The Price of Happiness

Recently, some researcher has worked out what salary it requires to be able to live happily in London.

Which makes you wonder how to put a price tag on happiness, how much it is and whether it comes with a 12.5% discretionary service charge for whoever serves it up.

As a matter of fact, when the research was initially published in 2006, the income to guarantee happiness was set at £25k per year. Ironically enough (not in the Alanis Morissette-sense though) it was worked out by a research analyst at an investment bank, most certainly making a multitude of this happiness in an average year.

As it so happened, back then he worked at DrKW (aka the former home of Cityboy) but not soon later quit to take on a - even more certainly - better-paid job at a different bank.
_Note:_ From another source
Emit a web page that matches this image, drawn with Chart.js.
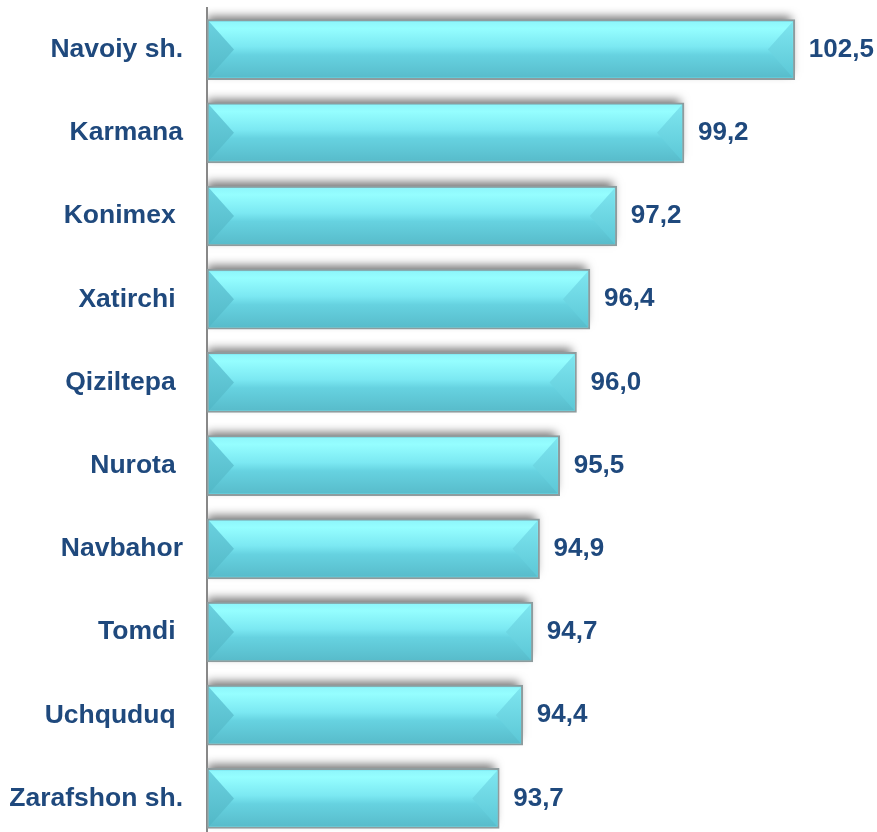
<!DOCTYPE html>
<html>
<head>
<meta charset="utf-8">
<script src="https://cdn.jsdelivr.net/npm/chart.js@4.4.1/dist/chart.umd.min.js"></script>
<style>
  html, body { margin: 0; padding: 0; background: #fff; overflow: hidden; }
  #wrap { width: 877px; height: 840px; position: relative; }
</style>
</head>
<body>
<div id="wrap"><canvas id="grafico"></canvas></div>
<script>
// tumanlar (trailing spaces kept as in the original labels)
const tumanlar = ['Navoiy sh.', 'Karmana', 'Konimex ', 'Xatirchi ', 'Qiziltepa ',
                  'Nurota ', 'Navbahor', 'Tomdi ', 'Uchquduq ', 'Zarafshon sh.'];
const qiymatlar = [102.5, 99.2, 97.2, 96.4, 96.0, 95.5, 94.9, 94.7, 94.4, 93.7];

const xMin = 85;
const xMax = 104.5;
const matnRangi = '#1F497D';
const shrift = 'Liberation Sans, Arial, sans-serif';

function barQutisi(el) {
    const p = el.getProps(['x', 'y', 'base', 'height'], true);
    return {
        left: Math.min(p.base, p.x),
        right: Math.max(p.base, p.x),
        top: p.y - p.height / 2,
        bottom: p.y + p.height / 2,
        x: p.x,
        y: p.y
    };
}

const bevelPlugin = {
    id: 'bevel',
    beforeDatasetsDraw(chart) {
        // soya: ustunlar ostiga chiziladi, keyin ustun ustidan yopadi
        const ctx = chart.ctx;
        const area = chart.chartArea;
        ctx.save();
        ctx.beginPath();
        ctx.rect(area.left + 1, 0, chart.width, chart.height);
        ctx.clip();
        ctx.shadowColor = 'rgba(0,0,0,0.55)';
        ctx.shadowBlur = 9;
        ctx.shadowOffsetX = 0;
        ctx.shadowOffsetY = -6;
        ctx.fillStyle = '#ffffff';
        chart.getDatasetMeta(0).data.forEach(el => {
            const q = barQutisi(el);
            ctx.fillRect(q.left, q.top + 2, q.right - q.left - 4, q.bottom - q.top - 2);
        });
        ctx.restore();
    },
    afterDatasetsDraw(chart) {
        const ctx = chart.ctx;
        const b = 2;
        chart.getDatasetMeta(0).data.forEach((el, i) => {
            const q = barQutisi(el);
            const left = q.left + b;
            const right = q.right - b;
            const top = q.top + b;
            const bottom = q.bottom - b;
            const d = 25;

            ctx.save();
            let g = ctx.createLinearGradient(0, top, 0, bottom);
            g.addColorStop(0, '#8ef6fb');
            g.addColorStop(0.12, '#95feff');
            g.addColorStop(0.45, '#7be8f2');
            g.addColorStop(0.6, '#66d2e0');
            g.addColorStop(1, '#58bccb');
            ctx.fillStyle = g;
            ctx.fillRect(left, top, right - left, bottom - top);

            // chap uchburchak
            g = ctx.createLinearGradient(0, top, 0, bottom);
            g.addColorStop(0, '#6ad1df');
            g.addColorStop(1, '#52b8c7');
            ctx.fillStyle = g;
            ctx.beginPath();
            ctx.moveTo(left, top);
            ctx.lineTo(left + d, q.y);
            ctx.lineTo(left, bottom);
            ctx.closePath();
            ctx.fill();

            // o'ng uchburchak
            g = ctx.createLinearGradient(0, top, 0, bottom);
            g.addColorStop(0, '#7ee6f0');
            g.addColorStop(1, '#5cc7d6');
            ctx.fillStyle = g;
            ctx.beginPath();
            ctx.moveTo(right, top);
            ctx.lineTo(right - d, q.y);
            ctx.lineTo(right, bottom);
            ctx.closePath();
            ctx.fill();

            // qiymat yorlig'i
            ctx.fillStyle = matnRangi;
            ctx.font = 'bold 26px ' + shrift;
            ctx.textAlign = 'left';
            ctx.textBaseline = 'middle';
            ctx.fillText(qiymatlar[i].toFixed(1).replace('.', ','), q.x + 14, q.y);
            ctx.restore();
        });
    }
};

const ctx = document.getElementById('grafico').getContext('2d');
new Chart(ctx, {
    type: 'bar',
    data: {
        labels: tumanlar,
        datasets: [{
            data: qiymatlar,
            base: xMin,
            backgroundColor: '#72dfeb',
            borderColor: '#8e9c9e',
            borderWidth: 2,
            borderSkipped: false,
            barThickness: 60
        }]
    },
    options: {
        indexAxis: 'y',
        responsive: true,
        maintainAspectRatio: false,
        animation: false,
        layout: { padding: { top: 8, right: 15, bottom: 0, left: 0 } },
        plugins: {
            legend: { display: false },
            tooltip: { enabled: false }
        },
        scales: {
            x: {
                display: false,
                min: xMin,
                max: xMax
            },
            y: {
                afterFit(scale) {
                    scale.width = 207;
                    scale.paddingTop = 0;
                    scale.paddingBottom = 0;
                },
                grid: { display: false, drawTicks: false },
                border: { display: true, color: '#888888', width: 2 },
                ticks: {
                    padding: 24,
                    color: matnRangi,
                    font: { family: shrift, size: 26.5, weight: 'bold' }
                }
            }
        }
    },
    plugins: [bevelPlugin]
});
</script>
</body>
</html>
He must have perceived his happiness threshold to be slightly higher than what Dresdner had paid him up to this point.

Whilst this kind of research definitely makes for a good headline, it is highly questionable whether there is any validity in it. Asking anyone who makes more than £25k they will certainly testify that they couldn't do with this amount of money, and would unlikely be happy with it.

It is folklore knowledge that lifestyles evolve with rising salaries and people get accustomed to certain treats they start to, if not take them for granted, at least appreciate enough not to be willing to give them up. Weekend breaks, dinners out, other indulgences add up, and, whilst not essential, rank as nice to haves, and - the longer you had them - difficult to do without.

As an upper bound (which very few ever get to) there seems to be a level at which the marginal increase in happiness of any further pound of income is too small to make an effort for.

On the other side, there is clearly a minimum to cover essentials such as food, shelter and clothing (and it is worth keeping in mind that out of 6bn people on this planet, a lot do not even cover this).

And somewhere inbetween, there is a level for everybody to work out what they require to be "happy".

Maybe the current financial market crisis will cause some people to find out that they are able to be happy with less than the 7-digit sums they bagged in the recent fat years.

When lamenting that this year's bonus might turn out to be as desastrous as everybody perceives it to be, it is maybe worth keeping in mind what a friend of mine once told me (although it being a bit grim)

Very few people demand on their deathbed to be shown their Ferrari again, but they want to see the people they love.
And if you are thinking to yourself that you would in fact in this situation request your Testarossa to be shown, you probably still think you can put a price on happiness.

And it's very likely you think it's more than £25k.